Clambering up to the treetops, hiding and seeing what happened was one of his greatest pastimes. “Lots of my paintings reflect what I saw as a child because they are aerial views. When you’re up a little higher than things you understand them better, as though you some kind of command of the world. It’s like stepping back from a problem in order to try and get a grasp of it and understand it”.


Ramón enrolled in Law and Architecture, but in the end he decided to study Fine Arts. “I painted, I drew, I messed up pieces of paper and even though it was my vocation, it scared me. Going for your vocation is always complicated, above all because if you take one path you close the door to others. And more so in the visual arts, where as well as doing a good job, you need luck”.

After being awarded a scholarship in Paris, and then another in the United States, he decided to go and meet his idols: “I learned more from them than from lectures at university”. One fine day he packed his bags and set off to learn from great artists like Donald Judd, Julian Schnabel or David Hockney.


When he finished his training, he decided to devote himself to painting and exhibiting his works. “Ultimately, painting is talking about yourself.

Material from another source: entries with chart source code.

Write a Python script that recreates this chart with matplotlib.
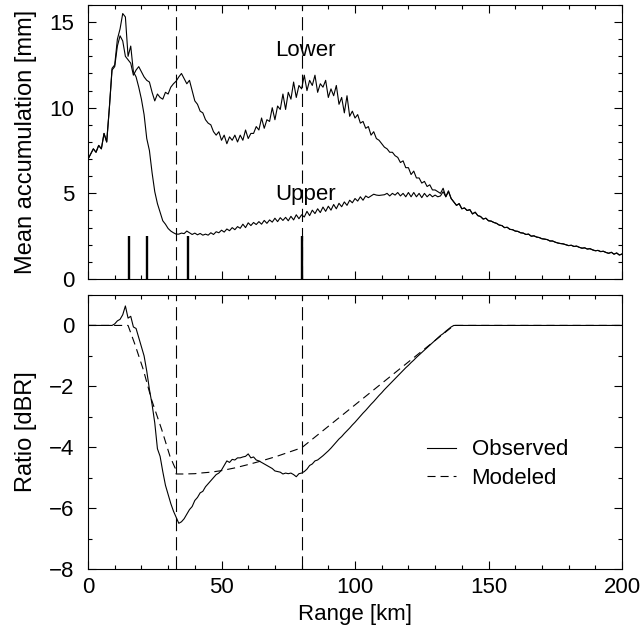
import matplotlib
matplotlib.use("Agg")
import matplotlib.pyplot as plt
import numpy as np
from matplotlib.ticker import MultipleLocator

plt.rcParams['font.family'] = ['Liberation Sans', 'DejaVu Sans']
plt.rcParams['lines.scale_dashes'] = False

# ---------------- data ----------------
range_km = np.arange(0, 201)  # 1-km range gates

lower_head = [
    7.0, 7.3, 7.6, 7.4, 7.8, 7.6, 8.5, 8.0, 10.0, 12.2,          # 0-9
    12.4, 13.6, 14.2, 13.9, 13.0, 12.8, 12.6, 11.9, 12.2, 12.4,  # 10-19
    12.1, 11.8, 11.6, 11.5, 10.9, 10.4, 10.8, 10.6, 10.5, 10.9,  # 20-29
    10.8, 11.2, 11.4, 11.55, 11.8, 12.0, 11.7, 11.4, 11.6, 11.0, # 30-39
    10.4, 10.2, 9.8, 9.7, 9.3, 9.1, 9.0, 8.6, 8.4, 8.6,          # 40-49
    8.1, 8.4, 7.9, 8.3, 8.1, 8.4, 8.0, 8.4, 8.1, 8.7,            # 50-59
    8.2, 8.5, 8.5, 8.9, 8.7, 9.4, 8.8, 9.3, 9.2, 10.0,           # 60-69
    9.3, 10.1, 9.9, 10.8, 9.9, 10.9, 10.5, 11.5, 10.6, 11.3,     # 70-79
    11.1, 11.9, 11.0, 11.6, 11.3, 11.9, 10.9, 11.4, 11.2, 11.6,  # 80-89
    10.6, 11.1, 10.7, 11.3, 10.2, 10.6, 9.7, 10.7, 9.5, 9.8,     # 90-99
    9.4, 9.6, 9.1, 9.2, 8.8, 8.9, 8.4, 8.6, 8.2, 8.1,            # 100-109
    7.9, 7.7, 7.6, 7.4, 7.4, 7.2, 7.1, 6.8, 6.9, 6.5,            # 110-119
    6.5, 6.1, 6.3, 5.9, 5.9, 5.6, 5.7, 5.4, 5.5, 5.2,            # 120-129
    5.2, 5.1, 5.0, 5.3, 4.8, 5.1,                                # 130-135
]

upper_head = [
    7.0, 7.3, 7.6, 7.4, 7.8, 7.6, 8.5, 8.0, 10.0, 12.3,          # 0-9
    12.5, 14.0, 14.6, 15.5, 15.3, 13.0, 13.6, 12.1, 11.8, 11.2,  # 10-19
    10.5, 9.6, 8.2, 7.5, 6.2, 5.1, 4.4, 3.9, 3.4, 3.2,           # 20-29
    2.95, 2.8, 2.7, 2.62, 2.62, 2.68, 2.65, 2.8, 2.7, 2.6,       # 30-39
    2.68, 2.58, 2.66, 2.56, 2.62, 2.56, 2.7, 2.6, 2.76, 2.7,     # 40-49
    2.85, 2.74, 2.92, 2.82, 3.0, 2.88, 3.06, 2.96, 3.2, 3.0,     # 50-59
    3.28, 3.12, 3.3, 3.18, 3.35, 3.2, 3.42, 3.25, 3.45, 3.32,    # 60-69
    3.55, 3.35, 3.58, 3.42, 3.6, 3.4, 3.66, 3.45, 3.75, 3.52,    # 70-79
    3.75, 3.62, 3.95, 3.7, 4.02, 3.82, 4.1, 3.88, 4.2, 3.95,     # 80-89
    4.25, 4.02, 4.35, 4.1, 4.42, 4.22, 4.5, 4.3, 4.6, 4.45,      # 90-99
    4.7, 4.55, 4.8, 4.6, 4.85, 4.75, 4.85, 4.95, 4.9, 4.88,      # 100-109
    4.9, 4.92, 5.0, 4.85, 5.0, 4.9, 5.05, 4.85, 5.0, 4.8,        # 110-119
    5.05, 4.8, 5.05, 4.8, 5.0, 4.75, 5.0, 4.8, 4.95, 4.8,        # 120-129
    4.9, 4.8, 4.85, 5.1, 4.8, 5.15,                              # 130-135
]

shared_tail = [
    4.7, 4.5, 4.3, 4.4, 4.1, 4.15, 4.0, 4.05, 3.8, 3.9,          # 136-145
    3.7, 3.65, 3.5, 3.55, 3.4, 3.38, 3.3, 3.25, 3.15, 3.12,      # 146-155
    3.0, 3.02, 2.9, 2.88, 2.8, 2.78, 2.7, 2.68, 2.6, 2.62,       # 156-165
    2.5, 2.52, 2.45, 2.42, 2.35, 2.33, 2.3, 2.22, 2.22, 2.15,    # 166-175
    2.1, 2.07, 2.05, 2.0, 1.95, 1.97, 1.9, 1.92, 1.85, 1.8,      # 176-185
    1.82, 1.75, 1.77, 1.7, 1.65, 1.67, 1.6, 1.62, 1.55, 1.5,     # 186-195
    1.56, 1.45, 1.52, 1.4, 1.46,                                 # 196-200
]

lower_mm = lower_head + shared_tail
upper_mm = upper_head + shared_tail

gauge_km = [15.5, 22.0, 37.5, 80.0]
gauge_mark = [2.5, 2.5, 2.5, 2.5]
boundary_km = [33.0, 80.0]

obs_km = list(range(0, 138)) + [200]
obs_dbr = [
    0, 0, 0, 0, 0, 0, 0, 0, 0, 0,                                        # 0-9
    0.05, 0.15, 0.2, 0.35, 0.64, 0.24, 0.3, -0.05, -0.1, -0.4,           # 10-19
    -0.7, -1.0, -1.5, -2.1, -2.6, -3.2, -4.05, -4.3, -4.8, -5.25,        # 20-29
    -5.55, -5.85, -6.1, -6.3, -6.5, -6.45, -6.35, -6.2, -6.05, -5.95,    # 30-39
    -5.75, -5.65, -5.5, -5.45, -5.3, -5.2, -5.1, -5.0, -4.9, -4.85,      # 40-49
    -4.75, -4.6, -4.45, -4.5, -4.4, -4.42, -4.35, -4.35, -4.32, -4.3,    # 50-59
    -4.22, -4.35, -4.32, -4.42, -4.45, -4.5, -4.55, -4.6, -4.65, -4.7,   # 60-69
    -4.78, -4.8, -4.82, -4.88, -4.85, -4.87, -4.85, -4.9, -4.97, -4.87,  # 70-79
    -4.85, -4.8, -4.72, -4.6, -4.55, -4.45, -4.42, -4.35, -4.28, -4.2,   # 80-89
    -4.12, -4.03, -3.93, -3.83, -3.73, -3.65, -3.55, -3.46, -3.37, -3.27, # 90-99
    -3.18, -3.08, -2.98, -2.88, -2.79, -2.69, -2.59, -2.5, -2.4, -2.3,   # 100-109
    -2.21, -2.11, -2.02, -1.93, -1.84, -1.75, -1.66, -1.57, -1.48, -1.39, # 110-119
    -1.31, -1.22, -1.14, -1.05, -0.97, -0.89, -0.81, -0.73, -0.65, -0.57, # 120-129
    -0.49, -0.41, -0.33, -0.27, -0.19, -0.12, -0.05, 0.0,                # 130-137
    0.0,                                                                 # 200
]

mod_km = [0, 15, 17.6, 20.7, 23.8, 27.6, 30.7, 32.6, 33.0, 33.0, 36, 40, 42, 46,
          50, 55, 60, 65, 70.7, 75, 80, 137, 200]
mod_dbr = [0, 0, -0.63, -1.45, -2.44, -3.42, -4.3, -4.68, -4.72, -4.88, -4.88, -4.87,
           -4.85, -4.82, -4.77, -4.68, -4.57, -4.45, -4.3, -4.17, -4.02, 0, 0]

# ---------------- figure ----------------
FS = 16
FS_Y = 17
fig = plt.figure(figsize=(6.41, 6.37), dpi=100)
ax1 = fig.add_axes([0.1373, 0.5620, 0.8331, 0.4302])
ax2 = fig.add_axes([0.1373, 0.1068, 0.8331, 0.4301])

lw = 0.8
ax1.plot(range_km, lower_mm, color='k', lw=lw)
ax1.plot(range_km, upper_mm, color='k', lw=lw)
ax1.vlines(gauge_km, 0, gauge_mark, color='k', lw=1.7)
for b in boundary_km:
    ax1.axvline(b, color='k', lw=lw, dashes=(9.5, 4.3))
    ax2.axvline(b, color='k', lw=lw, dashes=(9.5, 4.3))

ax1.text(70, 13.0, 'Lower', fontsize=FS, ha='left', va='baseline')
ax1.text(70, 4.63, 'Upper', fontsize=FS, ha='left', va='baseline')

ax2.plot(obs_km, obs_dbr, color='k', lw=lw, label='Observed')
ax2.plot(mod_km, mod_dbr, color='k', lw=lw, dashes=(5.8, 3.6), label='Modeled')

ax1.set_xlim(0, 200)
ax1.set_ylim(0, 16)
ax2.set_xlim(0, 200)
ax2.set_ylim(-8, 1)

for ax in (ax1, ax2):
    ax.xaxis.set_major_locator(MultipleLocator(50))
    ax.xaxis.set_minor_locator(MultipleLocator(10))
    ax.tick_params(which='both', direction='in', top=True, right=True,
                   width=0.8, labelsize=FS)
    ax.tick_params(which='major', length=5.8)
    ax.tick_params(which='minor', length=3.2)
    ax.tick_params(axis='y', pad=10)
    ax.tick_params(axis='x', pad=6)
    for s in ax.spines.values():
        s.set_linewidth(0.8)

ax1.yaxis.set_major_locator(MultipleLocator(5))
ax1.yaxis.set_minor_locator(MultipleLocator(1))
ax2.yaxis.set_major_locator(MultipleLocator(2))
ax2.yaxis.set_minor_locator(MultipleLocator(1))
ax1.tick_params(axis='x', labelbottom=False)

ax2.set_yticks([-8, -6, -4, -2, 0])
ax2.set_yticklabels(['\u22128', '\u22126', '\u22124', '\u22122', '0'])

ax1.set_ylabel('Mean accumulation [mm]', fontsize=FS_Y)
ax2.set_ylabel('Ratio [dBR]', fontsize=FS_Y)
ax1.yaxis.set_label_coords(-0.095, 0.5)
ax2.yaxis.set_label_coords(-0.095, 0.5)
ax2.set_xlabel('Range [km]', fontsize=FS, labelpad=4)

ax2.legend(loc='center left', bbox_to_anchor=(0.635, 0.382), frameon=False,
           fontsize=FS, handlelength=1.3, handletextpad=0.7, borderpad=0,
           borderaxespad=0, labelspacing=0.35)

fig.savefig('out.png', dpi=100)
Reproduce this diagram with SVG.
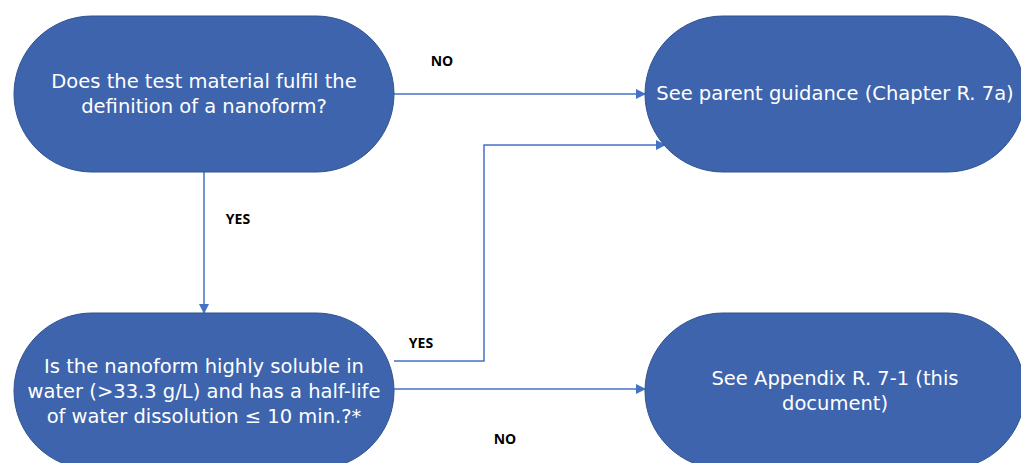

It’s a life confession. I am inspired by the architects and designers who straddle the realms of both madness and reason. It’s the type of art that doesn’t provoke, but rather reflects on the harmonies of pure beauty and emotion. And I do it with architecture, landscape and human stupidity”.


In order to not lose that fresh quality, or energy, Enrich feels “it is important to wear your heart on your sleeve, like when you were a child, otherwise what you have is the beginning of decadence. With so many information overdoses, you have to search in different strata. It’s harder and harder to surprise with a painting because on TV, you have everything you need on the screen. It’s extremely difficult to fight against spectacularity, the only possible tool is the force of the soul, and that is what I try to achieve every time I confront a canvas”.

Sometimes, in his opinion, “you don’t get emotional with just one painting, but you do with an exhibition. Playing with mystery is defining in an artist. And more so in painting, because the canvas should never be concluded by the painter, but by the person seeing it. The painter should insinuate”.


Enrich claims that “my painting is inexact in the sense that it is theatrical and disorderly, with the pretence of being ordered. My studio is a chaos of images, but when I create a painting I try to make everything logical. It’s like a frustration that I express, which acquires depth because it’s an obsession”, he says.